- _WHAT NEEDS TO BE DONE_
Set the lines down again exactly, first line through the line that contains "import numpy as np", with no pictures.

- _MATERIAL PROVIDED_

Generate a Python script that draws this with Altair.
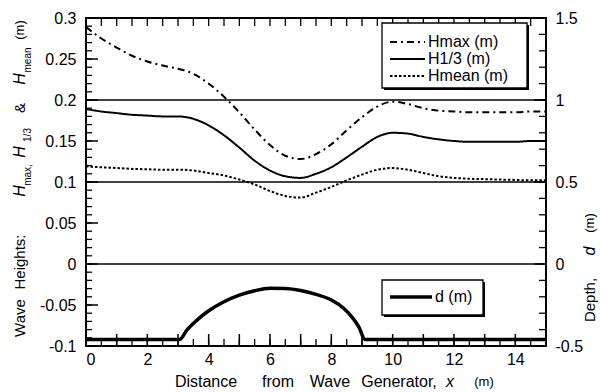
import altair as alt
import pandas as pd
import numpy as np

# ---------------- data ----------------
x_pos = [0, 0.5, 1, 1.5, 2, 2.5, 3, 3.5, 4, 4.5, 5, 5.5, 6, 6.5, 7, 7.5,
         8, 8.5, 9, 9.5, 10, 10.5, 11, 11.5, 12, 12.5, 13, 13.5, 14, 14.5, 15]
hmax = [0.289, 0.275, 0.264, 0.254, 0.247, 0.242, 0.238, 0.232, 0.220, 0.204,
        0.185, 0.164, 0.145, 0.132, 0.128, 0.134, 0.146, 0.163, 0.179, 0.192,
        0.198, 0.195, 0.190, 0.187, 0.186, 0.185, 0.185, 0.185, 0.185, 0.186, 0.186]
h13 = [0.189, 0.186, 0.184, 0.182, 0.181, 0.180, 0.180, 0.177, 0.169, 0.157,
       0.142, 0.126, 0.114, 0.107, 0.105, 0.110, 0.118, 0.130, 0.143, 0.155,
       0.160, 0.159, 0.155, 0.152, 0.150, 0.149, 0.149, 0.149, 0.149, 0.150, 0.150]
hmean = [0.119, 0.118, 0.117, 0.116, 0.1155, 0.115, 0.115, 0.114, 0.111, 0.108,
         0.103, 0.097, 0.089, 0.083, 0.081, 0.087, 0.094, 0.102, 0.109, 0.115,
         0.117, 0.115, 0.111, 0.107, 0.105, 0.104, 0.1035, 0.103, 0.1025, 0.102, 0.102]
series_names = ["Hmax (m)", "H1/3 (m)", "Hmean (m)"]

depth_x = [0, 3.05, 3.3, 3.6, 4, 4.5, 5, 5.5, 6, 6.5, 7, 7.5, 8, 8.4, 8.7, 8.9, 9.1, 15]
depth_d = [-0.46, -0.46, -0.40, -0.345, -0.285, -0.23, -0.19, -0.163, -0.148, -0.15,
           -0.162, -0.185, -0.22, -0.27, -0.33, -0.385, -0.46, -0.46]

grid_vals = [0.0, 0.1, 0.2]
left_labels = [-0.1, -0.05, 0, 0.05, 0.1, 0.15, 0.2, 0.25, 0.3]
right_labels = [-0.5, 0, 0.5, 1, 1.5]
x_labels = [0, 2, 4, 6, 8, 10, 12, 14]

# ---------------- frames ----------------
df_h = pd.concat([
    pd.DataFrame({"x": x_pos, "value": v, "series": n})
    for v, n in zip([hmax, h13, hmean], series_names)
])
df_d = pd.DataFrame({"x": depth_x, "d": depth_d})

W, H = 460, 328
FONT = "Liberation Sans"
xscale = alt.Scale(domain=[0, 15], nice=False, zero=False)
yL = alt.Scale(domain=[-0.1, 0.3], nice=False, zero=False)
yR = alt.Scale(domain=[-0.5, 1.5], nice=False, zero=False)
lab_expr = "'' + round(datum.value*100)/100"

xaxis = alt.Axis(values=x_labels, title=None, ticks=False, tickSize=0, domain=False,
                 grid=False, labelFontSize=16, labelPadding=5, labelFont=FONT,
                 labelColor="black")
yaxisL = alt.Axis(values=left_labels, title=None, ticks=False, tickSize=0, domain=False,
                  grid=False, labelFontSize=16, labelPadding=10, labelFont=FONT,
                  labelColor="black", labelExpr=lab_expr)
yaxisR = alt.Axis(orient="right", values=right_labels, title=None, ticks=False,
                  tickSize=0, domain=False, grid=False, labelFontSize=16,
                  labelPadding=9, labelFont=FONT, labelColor="black",
                  labelExpr=lab_expr)

one = pd.DataFrame({"a": [0]})


def txt(s, x, y, size=14, angle=0, style="normal", align="center", baseline="middle"):
    return alt.Chart(one).mark_text(
        text=s, font=FONT, fontSize=size, angle=angle, fontStyle=style,
        align=align, baseline=baseline, color="black"
    ).encode(x=alt.value(x), y=alt.value(y))


def rule_px(x, x2, y, y2, dash=None, width=1.5):
    kw = dict(color="black", strokeWidth=width)
    if dash is not None:
        kw["strokeDash"] = dash
    return alt.Chart(one).mark_rule(**kw).encode(
        x=alt.value(x), x2=alt.value(x2), y=alt.value(y), y2=alt.value(y2))


def box(x, x2, y, y2):
    shadow = alt.Chart(one).mark_rect(color="black").encode(
        x=alt.value(x + 2), x2=alt.value(x2 + 2), y=alt.value(y + 2), y2=alt.value(y2 + 2))
    face = alt.Chart(one).mark_rect(fill="white", stroke="black", strokeWidth=1.3).encode(
        x=alt.value(x), x2=alt.value(x2), y=alt.value(y), y2=alt.value(y2))
    return [shadow, face]


# ---------------- left (wave heights) ----------------
h_lines = alt.Chart(df_h).mark_line(color="black", strokeWidth=2, interpolate="monotone").encode(
    x=alt.X("x:Q", scale=xscale, axis=xaxis),
    y=alt.Y("value:Q", scale=yL, axis=yaxisL),
    strokeDash=alt.StrokeDash("series:N",
                              scale=alt.Scale(domain=series_names,
                                              range=[[7, 4, 2, 4], [1, 0], [2.5, 2]]),
                              legend=None),
    detail="series:N",
)

grid = alt.Chart(pd.DataFrame({"g": grid_vals})).mark_rule(color="black", strokeWidth=1.3).encode(
    y=alt.Y("g:Q", scale=yL, axis=yaxisL))

left_minor = alt.Chart(pd.DataFrame({"v": np.round(np.arange(-0.1, 0.3001, 0.01), 3)})).mark_rule(
    color="black", strokeWidth=1.3).encode(y=alt.Y("v:Q", scale=yL, axis=yaxisL),
                                          x=alt.value(0), x2=alt.value(6))
left_major = alt.Chart(pd.DataFrame({"v": left_labels})).mark_rule(
    color="black", strokeWidth=1.5).encode(y=alt.Y("v:Q", scale=yL, axis=yaxisL),
                                          x=alt.value(0), x2=alt.value(12))
xt_minor = alt.Chart(pd.DataFrame({"v": np.arange(0, 15.01, 0.5)})).mark_rule(
    color="black", strokeWidth=1.3).encode(x=alt.X("v:Q", scale=xscale, axis=xaxis),
                                          y=alt.value(H), y2=alt.value(H - 7))
xt_major = alt.Chart(pd.DataFrame({"v": np.arange(0, 15.01, 1.0)})).mark_rule(
    color="black", strokeWidth=1.5).encode(x=alt.X("v:Q", scale=xscale, axis=xaxis),
                                          y=alt.value(H), y2=alt.value(H - 12))
top_ticks = alt.Chart(pd.DataFrame({"v": np.arange(0, 15.01, 0.5)})).mark_rule(
    color="black", strokeWidth=1.3).encode(x=alt.X("v:Q", scale=xscale, axis=xaxis),
                                          y=alt.value(0), y2=alt.value(8))

# legend 1
leg1 = box(296, 441, 5, 70)
leg1 += [
    rule_px(304, 339, 24, 24, dash=[7, 4, 2, 4], width=2),
    rule_px(304, 339, 41, 41, width=2),
    rule_px(304, 339, 58, 58, dash=[2.5, 2], width=2),
    txt("Hmax (m)", 342, 24, size=16, align="left"),
    txt("H1/3 (m)", 342, 41, size=16, align="left"),
    txt("Hmean (m)", 342, 58, size=16, align="left"),
]
# legend 2
leg2 = box(296, 397, 262, 297)
leg2 += [
    rule_px(304, 346, 279, 279, width=3.5),
    txt("d (m)", 349, 279, size=16, align="left"),
]

# titles
ytitle = [
    txt("Wave", -66, 300, angle=270, size=15),
    txt("Heights:", -66, 244, angle=270, size=15),
    txt("H", -66, 173, angle=270, style="italic", size=16),
    txt("max,", -58, 157, angle=270, size=10),
    txt("H", -66, 134, angle=270, style="italic", size=16),
    txt("1/3", -58, 117, angle=270, size=10),
    txt("&", -66, 90, angle=270, size=15),
    txt("H", -66, 61, angle=270, style="italic", size=16),
    txt("mean", -58, 42, angle=270, size=10),
    txt("(m)", -66, 12, angle=270, size=13),
]
XT_Y = 364
xtitle = [
    txt("Distance", 120, XT_Y, size=16),
    txt("from", 192, XT_Y, size=16),
    txt("Wave", 244, XT_Y, size=16),
    txt("Generator,", 313, XT_Y, size=16),
    txt("x", 364, XT_Y, size=16, style="italic"),
    txt("(m)", 398, XT_Y, size=13),
]
rtitle = [
    txt("Depth,", 504, 282, angle=270, size=15),
    txt("d", 504, 233, angle=270, style="italic", size=16),
    txt("(m)", 504, 205, angle=270, size=13),
]

left = alt.layer(grid, left_minor, left_major, xt_minor, xt_major, top_ticks, h_lines,
                 *leg1, *leg2, *ytitle, *xtitle)

# ---------------- right (depth) ----------------
d_line = alt.Chart(df_d).mark_line(color="black", strokeWidth=3.5, interpolate="monotone").encode(
    x=alt.X("x:Q", scale=xscale, axis=xaxis),
    y=alt.Y("d:Q", scale=yR, axis=yaxisR),
)
right_minor = alt.Chart(pd.DataFrame({"v": np.round(np.arange(-0.5, 1.501, 0.1), 2)})).mark_rule(
    color="black", strokeWidth=1.3).encode(y=alt.Y("v:Q", scale=yR, axis=yaxisR),
                                          x=alt.value(W), x2=alt.value(W - 7))
right_major = alt.Chart(pd.DataFrame({"v": right_labels})).mark_rule(
    color="black", strokeWidth=1.5).encode(y=alt.Y("v:Q", scale=yR, axis=yaxisR),
                                          x=alt.value(W), x2=alt.value(W - 12))

right = alt.layer(right_minor, right_major, d_line, *rtitle)

chart = alt.layer(left, right).resolve_scale(y="independent").properties(
    width=W, height=H,
    autosize=alt.AutoSizeParams(type="none"),
    padding={"left": 86, "top": 18, "right": 55, "bottom": 46},
).configure_view(stroke="black", strokeWidth=2).configure_axis(labelFont=FONT)

chart.save("out.html", embed_options={"renderer": "svg", "actions": False})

- _SOLVED PROBLEM_
Generate a Python script that draws this with Altair.
import altair as alt
import pandas as pd
import numpy as np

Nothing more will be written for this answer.